Requirement
Repeat the listing word for word. No pictures belong in the copy.

%%

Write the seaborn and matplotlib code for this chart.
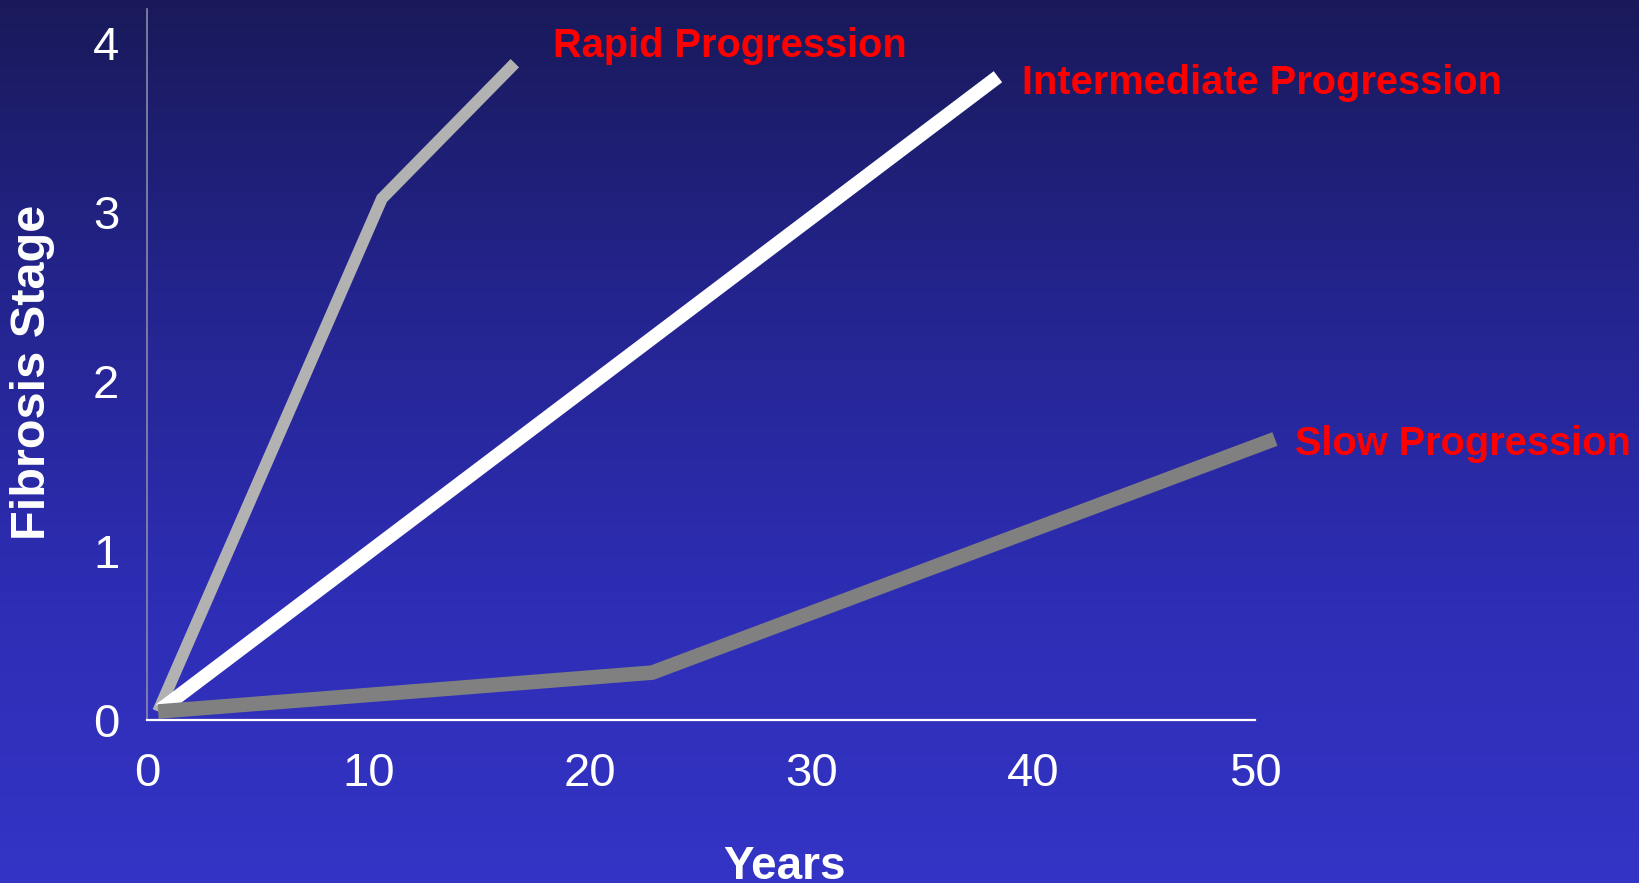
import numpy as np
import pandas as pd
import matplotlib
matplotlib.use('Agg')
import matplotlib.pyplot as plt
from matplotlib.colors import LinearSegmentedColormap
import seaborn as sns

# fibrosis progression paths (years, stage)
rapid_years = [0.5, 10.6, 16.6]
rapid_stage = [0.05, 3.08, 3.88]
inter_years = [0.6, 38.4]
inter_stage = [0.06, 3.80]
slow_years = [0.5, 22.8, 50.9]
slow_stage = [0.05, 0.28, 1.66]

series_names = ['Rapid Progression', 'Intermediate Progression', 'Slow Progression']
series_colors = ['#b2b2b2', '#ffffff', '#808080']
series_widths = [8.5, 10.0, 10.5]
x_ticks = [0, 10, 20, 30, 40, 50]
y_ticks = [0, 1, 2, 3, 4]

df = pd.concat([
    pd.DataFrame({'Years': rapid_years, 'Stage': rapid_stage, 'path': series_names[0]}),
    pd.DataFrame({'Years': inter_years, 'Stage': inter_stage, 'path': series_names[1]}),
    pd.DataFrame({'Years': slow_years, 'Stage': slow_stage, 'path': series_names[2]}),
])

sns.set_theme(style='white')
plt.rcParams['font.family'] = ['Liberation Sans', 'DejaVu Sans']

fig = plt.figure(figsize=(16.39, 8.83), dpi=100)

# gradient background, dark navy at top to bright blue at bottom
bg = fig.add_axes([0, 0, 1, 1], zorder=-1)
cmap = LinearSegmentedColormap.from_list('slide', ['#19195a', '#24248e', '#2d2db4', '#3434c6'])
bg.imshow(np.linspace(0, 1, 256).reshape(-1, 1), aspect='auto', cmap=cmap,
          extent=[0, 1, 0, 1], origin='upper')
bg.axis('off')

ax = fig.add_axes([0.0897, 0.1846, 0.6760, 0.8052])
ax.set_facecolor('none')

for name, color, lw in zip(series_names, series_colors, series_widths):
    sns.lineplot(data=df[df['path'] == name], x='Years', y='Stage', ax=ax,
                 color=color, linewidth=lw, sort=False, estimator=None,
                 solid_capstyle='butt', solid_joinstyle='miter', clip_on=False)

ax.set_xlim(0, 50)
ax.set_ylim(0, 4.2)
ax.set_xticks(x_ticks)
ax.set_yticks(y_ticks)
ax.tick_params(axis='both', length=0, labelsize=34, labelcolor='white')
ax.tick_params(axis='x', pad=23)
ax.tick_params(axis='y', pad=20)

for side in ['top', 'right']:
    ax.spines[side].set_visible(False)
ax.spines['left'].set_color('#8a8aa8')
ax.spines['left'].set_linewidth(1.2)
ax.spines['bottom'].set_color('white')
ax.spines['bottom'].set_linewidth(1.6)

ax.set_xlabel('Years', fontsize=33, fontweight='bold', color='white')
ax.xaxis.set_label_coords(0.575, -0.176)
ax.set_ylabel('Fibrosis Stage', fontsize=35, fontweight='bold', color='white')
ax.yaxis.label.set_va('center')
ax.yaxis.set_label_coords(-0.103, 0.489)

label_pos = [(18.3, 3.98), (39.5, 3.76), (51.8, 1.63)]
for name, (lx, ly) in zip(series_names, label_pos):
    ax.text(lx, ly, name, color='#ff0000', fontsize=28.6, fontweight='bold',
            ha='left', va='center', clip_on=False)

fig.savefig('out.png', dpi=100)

%%

Written answer
Write the seaborn and matplotlib code for this chart.
import numpy as np
import pandas as pd
import matplotlib
matplotlib.use('Agg')
import matplotlib.pyplot as plt
from matplotlib.colors import LinearSegmentedColormap
import seaborn as sns

# fibrosis progression paths (years, stage)
rapid_years = [0.5, 10.6, 16.6]
rapid_stage = [0.05, 3.08, 3.88]
inter_years = [0.6, 38.4]
inter_stage = [0.06, 3.80]
slow_years = [0.5, 22.8, 50.9]
slow_stage = [0.05, 0.28, 1.66]

series_names = ['Rapid Progression', 'Intermediate Progression', 'Slow Progression']
series_colors = ['#b2b2b2', '#ffffff', '#808080']
series_widths = [8.5, 10.0, 10.5]
x_ticks = [0, 10, 20, 30, 40, 50]
y_ticks = [0, 1, 2, 3, 4]

df = pd.concat([
    pd.DataFrame({'Years': rapid_years, 'Stage': rapid_stage, 'path': series_names[0]}),
    pd.DataFrame({'Years': inter_years, 'Stage': inter_stage, 'path': series_names[1]}),
    pd.DataFrame({'Years': slow_years, 'Stage': slow_stage, 'path': series_names[2]}),
])

sns.set_theme(style='white')
plt.rcParams['font.family'] = ['Liberation Sans', 'DejaVu Sans']

fig = plt.figure(figsize=(16.39, 8.83), dpi=100)

# gradient background, dark navy at top to bright blue at bottom
bg = fig.add_axes([0, 0, 1, 1], zorder=-1)
cmap = LinearSegmentedColormap.from_list('slide', ['#19195a', '#24248e', '#2d2db4', '#3434c6'])
bg.imshow(np.linspace(0, 1, 256).reshape(-1, 1), aspect='auto', cmap=cmap,
          extent=[0, 1, 0, 1], origin='upper')
bg.axis('off')

ax = fig.add_axes([0.0897, 0.1846, 0.6760, 0.8052])
ax.set_facecolor('none')

for name, color, lw in zip(series_names, series_colors, series_widths):
    sns.lineplot(data=df[df['path'] == name], x='Years', y='Stage', ax=ax,
                 color=color, linewidth=lw, sort=False, estimator=None,
                 solid_capstyle='butt', solid_joinstyle='miter', clip_on=False)

ax.set_xlim(0, 50)
ax.set_ylim(0, 4.2)
ax.set_xticks(x_ticks)
ax.set_yticks(y_ticks)
ax.tick_params(axis='both', length=0, labelsize=34, labelcolor='white')
ax.tick_params(axis='x', pad=23)
ax.tick_params(axis='y', pad=20)

for side in ['top', 'right']:
    ax.spines[side].set_visible(False)
ax.spines['left'].set_color('#8a8aa8')
ax.spines['left'].set_linewidth(1.2)
ax.spines['bottom'].set_color('white')
ax.spines['bottom'].set_linewidth(1.6)

ax.set_xlabel('Years', fontsize=33, fontweight='bold', color='white')
ax.xaxis.set_label_coords(0.575, -0.176)
ax.set_ylabel('Fibrosis Stage', fontsize=35, fontweight='bold', color='white')
ax.yaxis.label.set_va('center')
ax.yaxis.set_label_coords(-0.103, 0.489)

label_pos = [(18.3, 3.98), (39.5, 3.76), (51.8, 1.63)]
for name, (lx, ly) in zip(series_names, label_pos):
    ax.text(lx, ly, name, color='#ff0000', fontsize=28.6, fontweight='bold',
            ha='left', va='center', clip_on=False)

fig.savefig('out.png', dpi=100)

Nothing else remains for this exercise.